Tom Chatfield is frustrated by the “qwerty phenomenon,” wherein, having found a keyboard “design that largely fitted our early needs, we gave up on alternatives”:
The 27 bones, over 60 muscles and tendons, and three nerves of the human hand are sensitive to minute variations in pressure, velocity, position, temperature and texture. They are effortlessly able to execute three-dimensional manoeuvres while sensing and responding to all of these. Yet, in computing terms, all this incredible bandwidth is usually funnelled into tapping on keys able to recognise only two information states – on and off. Even the most advanced touchscreen is barely able to register five fingers’ worth of contact points on its textureless, depthless surface.

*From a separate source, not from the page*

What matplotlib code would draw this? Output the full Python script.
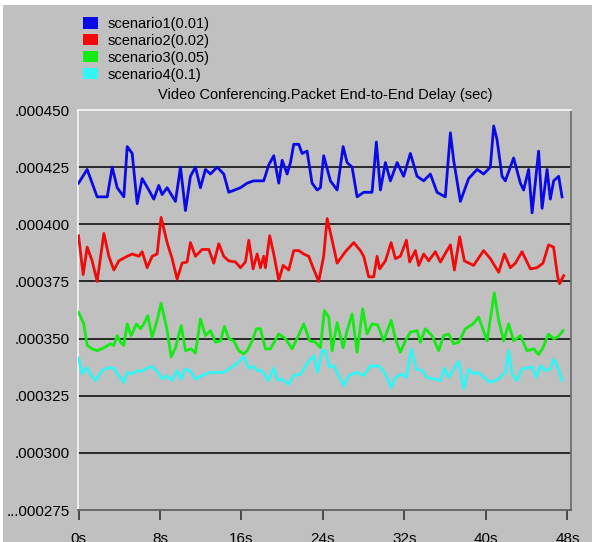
import matplotlib
matplotlib.use("Agg")
import matplotlib.pyplot as plt
from matplotlib.patches import Patch, Rectangle

plt.rcParams['font.family'] = ['Liberation Sans', 'DejaVu Sans']

# delay values in units of 1e-6 sec, times in seconds
s1_t = [0.0, 0.85, 1.83, 2.82, 3.31, 3.80, 4.45, 4.78, 5.27, 5.76,
        6.25, 6.90, 7.39, 7.88, 8.21, 8.70, 9.52, 10.01, 10.50, 10.99,
        11.48, 11.97, 12.46, 12.95, 13.61, 14.26, 14.75, 15.90, 16.56, 17.20,
        18.18, 18.68, 19.17, 19.66, 19.99, 20.48, 20.81, 21.13, 21.62, 21.95,
        22.44, 22.93, 23.43, 23.75, 24.07, 24.73,
        25.39, 25.98, 26.37, 26.86, 27.35, 28.00, 28.82, 29.24, 29.64, 30.13,
        30.62, 31.28, 31.92, 32.58, 33.24, 33.89, 34.54, 35.20, 36.01, 36.51,
        36.83, 37.49, 38.30, 39.13, 39.77, 40.43, 40.76, 41.09, 41.58, 41.90,
        42.72, 43.38, 43.70, 44.19, 44.53, 45.17, 45.51, 46.00, 46.32, 46.65,
        47.14, 47.47]
s1_v = [418, 424, 412, 412, 425, 416, 412, 434, 431, 409,
        420, 415, 411, 417, 413, 416, 410, 425, 406, 421,
        425, 416, 424, 422, 425, 422, 414, 416, 418, 419,
        419, 426, 430, 418, 428, 422, 427, 435, 435, 431,
        432, 418, 415, 416, 430, 419,
        415, 434, 427, 425, 412, 414, 414, 436, 415, 427,
        419, 427, 421, 431, 421, 419, 422, 414, 412, 440,
        428, 410, 420, 424, 422, 425, 443, 437, 421, 419,
        429, 418, 415, 424, 405, 432, 407, 424, 411, 419,
        421, 412]

s2_t = [0.0, 0.46, 0.85, 1.34, 1.83, 2.49, 2.98, 3.47, 3.96, 4.78,
        5.27, 5.92, 6.25, 6.74, 7.23, 7.72, 8.11, 8.70, 9.19, 9.68,
        10.17, 10.66, 10.99, 11.48, 12.14, 12.79, 13.28, 13.77, 14.26, 14.75,
        15.41, 15.90, 16.39, 16.72, 17.14, 17.54, 17.86, 18.18, 18.35, 18.77,
        19.17, 19.66, 20.09, 20.64, 21.13, 21.62, 22.11, 22.60, 23.03, 23.58,
        24.07, 24.41,
        24.90, 25.39, 26.20, 27.02, 27.67, 28.00, 28.49, 28.98, 29.31, 29.57,
        30.13, 30.69, 31.11, 31.60, 32.19, 32.51, 33.07, 33.40, 33.89, 34.38,
        35.03, 35.53, 36.11, 36.51, 36.90, 37.42, 37.88, 38.79, 39.77, 40.43,
        41.25, 41.81, 42.39, 42.89, 43.54, 44.36, 45.01, 45.60, 46.15, 46.64,
        47.04, 47.23, 47.63]
s2_v = [395, 378, 390, 384, 375, 396, 386, 380, 384, 386,
        387, 386, 388, 381, 386, 387, 403, 392, 385, 376,
        383, 383.5, 392, 386, 389, 389, 383, 391.5, 386, 384,
        383.5, 381, 383.5, 393, 380.5, 387, 381, 386, 381, 395,
        387, 375.5, 382, 380, 388.5, 388.5, 387, 386, 381, 375,
        386, 402.5,
        393, 383, 388, 392, 388.5, 386, 377, 377, 386, 380.5,
        384, 392, 385, 386, 393, 383.5, 388.5, 382, 387, 384,
        388, 383.5, 388, 391, 380, 394.5, 384, 382, 388.5, 385,
        379, 387, 381, 383, 388, 380.5, 381, 383, 391, 390,
        377, 374, 377.5]

s3_t = [0.0, 0.52, 0.85, 1.34, 1.83, 2.49, 3.14, 3.47, 3.80, 4.12,
        4.45, 4.78, 5.17, 5.69, 6.08, 6.41, 6.80, 7.23, 7.72, 8.11,
        8.64, 9.10, 9.52, 10.08, 10.50, 11.06, 11.48, 11.97, 12.46, 12.95,
        13.44, 13.93, 14.33, 14.75, 15.24, 15.73, 16.22, 16.56, 17.05, 17.47,
        17.86, 18.35, 18.84, 19.66, 20.31, 20.97, 21.52, 22.11, 22.70, 23.26,
        23.75, 24.14, 24.56,
        24.90, 25.39, 25.98, 26.37, 26.86, 27.35, 27.90, 28.33, 28.82, 29.37,
        29.96, 30.69, 31.11, 31.60, 32.09, 32.58, 33.24, 33.56, 34.05, 34.71,
        35.36, 35.85, 36.34, 36.83, 37.32, 37.98, 38.73, 39.28, 40.11, 40.82,
        41.25, 41.74, 42.23, 42.72, 43.38, 44.03, 44.69, 45.17, 45.60, 46.15,
        46.64, 47.04, 47.57]
s3_v = [361.5, 356.4, 347, 345.5, 344.7, 346, 347.7, 347, 351.3, 348.4,
        347, 356.4, 351.3, 356.4, 354.3, 356.4, 360, 350.6, 358, 365.5,
        355, 342, 346, 355.7, 344.7, 345.5, 343.6, 358.6, 351.3, 353.5,
        348.4, 349, 355.3, 350, 349, 344.7, 343.3, 344.7, 349, 354.3,
        354.3, 345.5, 345.5, 352, 350, 345.5, 350.6, 356.4, 349, 348.4,
        346, 362.3, 359.4,
        344.7, 357, 346, 353.5, 360.8, 344, 363, 352, 356.4, 356,
        349, 358, 350, 344, 349, 352.8, 353.5, 348.4, 354.3, 351.3,
        344.7, 351.3, 352, 347.7, 348.4, 354.3, 356.4, 359.4, 349, 370,
        358, 349, 356.4, 349, 351.3, 344.7, 345.5, 343, 346, 352,
        350, 350.6, 353.5]

s4_t = [0.0, 0.36, 0.79, 1.18, 1.67, 2.33, 2.97, 3.47, 3.96, 4.45,
        4.78, 5.27, 5.76, 6.25, 6.74, 7.23, 7.72, 8.21, 8.70, 9.19,
        9.68, 10.08, 10.50, 10.99, 11.48, 12.14, 12.95, 13.61, 14.26, 14.92,
        15.57, 16.22, 16.71, 17.20, 17.54, 17.86, 18.35, 18.67, 19.17, 19.56,
        19.99, 20.64, 21.13, 21.79, 22.44, 23.09, 23.48, 23.91, 24.24, 24.66,
        25.05, 25.54, 26.04, 26.53, 27.35, 28.00, 28.66, 28.98, 29.47, 30.13,
        30.69, 31.11, 31.77, 32.19, 32.65, 33.17, 33.73, 34.22, 34.87, 35.53,
        35.92, 36.34, 36.83, 37.32, 37.81, 38.30, 38.79, 39.28, 39.77, 40.43,
        41.25, 41.90, 42.23, 42.56, 43.05, 43.54, 44.03, 44.53, 44.95, 45.34,
        45.83, 46.32, 46.64, 47.04, 47.47]
s4_v = [341.5, 334.5, 337.4, 334.5, 331.6, 336, 337.4, 337, 333.8, 330.8,
        335.2, 334.5, 336, 335.7, 337.1, 337.7, 335.7, 332.3, 333.8, 331.6,
        336, 332.3, 336.7, 335.7, 332.3, 333.8, 335.2, 335.2, 335.2, 337.1,
        339.1, 342.1, 337.1, 337.8, 336, 336.2, 333.8, 331.6, 337.1, 331.8,
        332.3, 330, 333.8, 334.5, 339, 342.5, 335.2, 344.7, 344.7, 337.4,
        338.2, 333.8, 329.4, 333.8, 335.2, 333.8, 338.2, 337.8, 338.2, 334.5,
        328.6, 333, 334.5, 333, 345.5, 336.7, 336, 333, 332.3, 331.6,
        337.1, 333, 336.7, 340, 328, 336.7, 334.5, 335.2, 333, 330.8,
        332.3, 335.2, 344.7, 334.5, 331.6, 336.7, 337.1, 337.7, 333, 338.2,
        336, 336.7, 341, 337.8, 331.6]

series_names = ['scenario1(0.01)', 'scenario2(0.02)', 'scenario3(0.05)', 'scenario4(0.1)']
series_colors = ['#0a0ae6', '#f00a0a', '#14eb14', '#32f5f5']

y_ticks = [450, 425, 400, 375, 350, 325, 300, 275]
y_ticklabels = ['.000450', '.000425', '.000400', '.000375', '.000350', '.000325', '.000300', '...000275']
grid_vals = [425, 400, 375, 350, 325, 300]
x_ticks = [0, 8, 16, 24, 32, 40, 48]
x_ticklabels = ['0s', '8s', '16s', '24s', '32s', '40s', '48s']
title = 'Video Conferencing.Packet End-to-End Delay (sec)'

bg = '#c0c0c0'
fig = plt.figure(figsize=(5.92, 5.42), dpi=100, facecolor=bg)

# thin white border along the top and left edge of the screenshot
fig.patches.append(Rectangle((0, 1 - 5/542), 1, 5/542, transform=fig.transFigure,
                             facecolor='white', edgecolor='none', zorder=0))
fig.patches.append(Rectangle((0, 0), 3/592, 1, transform=fig.transFigure,
                             facecolor='white', edgecolor='none', zorder=0))

ax = fig.add_axes([78/592, 1 - 510/542, (571 - 78)/592, (510 - 110)/542])
ax.set_facecolor(bg)

ax.hlines(grid_vals, 0, 1, transform=ax.get_yaxis_transform(), colors='#1e1e1e', linewidth=1.3, zorder=1)

for t, v, c in zip([s1_t, s2_t, s3_t, s4_t], [s1_v, s2_v, s3_v, s4_v], series_colors):
    ax.plot(t, v, color=c, linewidth=2.0, zorder=3)

ax.set_xlim(-0.05, 48.35)
ax.set_ylim(275, 450)

ax.set_yticks(y_ticks)
ax.set_yticklabels(y_ticklabels, fontsize=11)
ax.tick_params(axis='y', length=0, pad=6)
ax.set_xticks(x_ticks)
ax.set_xticklabels(x_ticklabels, fontsize=11)
ax.tick_params(axis='x', length=7.5, width=1.3, color='#404040', pad=8)

ax.spines['left'].set_color('#f4f4f4')
ax.spines['top'].set_color('#f4f4f4')
ax.spines['right'].set_color('#707070')
ax.spines['bottom'].set_color('#606060')
for sp in ax.spines.values():
    sp.set_linewidth(1.3)

fig.text(325/592, 1 - 95/542, title, ha='center', va='center', fontsize=10.5)

handles = [Patch(facecolor=c, edgecolor='none') for c in series_colors]
ax.legend(handles, series_names, loc='upper left', bbox_to_anchor=(83/592, 1 - 17/542),
          bbox_transform=fig.transFigure, frameon=False, fontsize=10.5,
          handlelength=1.05, handleheight=0.8, handletextpad=0.65,
          labelspacing=0.2, borderpad=0, borderaxespad=0)

fig.savefig('out.png', dpi=100, facecolor=bg)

He caught a glimpse of the future when he encountered a new musical instrument, the Seaboard (seen above):
For someone who has played the piano for twenty-five years, the Seaboard was an exquisitely bizarre encounter. A sleek black piano keyboard with a ribbed and rubberized surface, it looked like a silicon mould for making music-themed desserts – and felt, when I was graciously allowed to sit down and play, like massaging a giant bag of jelly sweets. Digging my fingers into the (startlingly robust) keys mixed familiarity with sudden ineptness. Onto the concept of a piano had been grafted several entirely new layers of physical interaction.
What was truly remarkable was the degree of control on offer. According to London-based manufacturers ROLI, the “soft threedimensional surface that enables unprecedented realtime, intuitive control of the fundamental characteristics of sound: pitch, volume, and timbre”.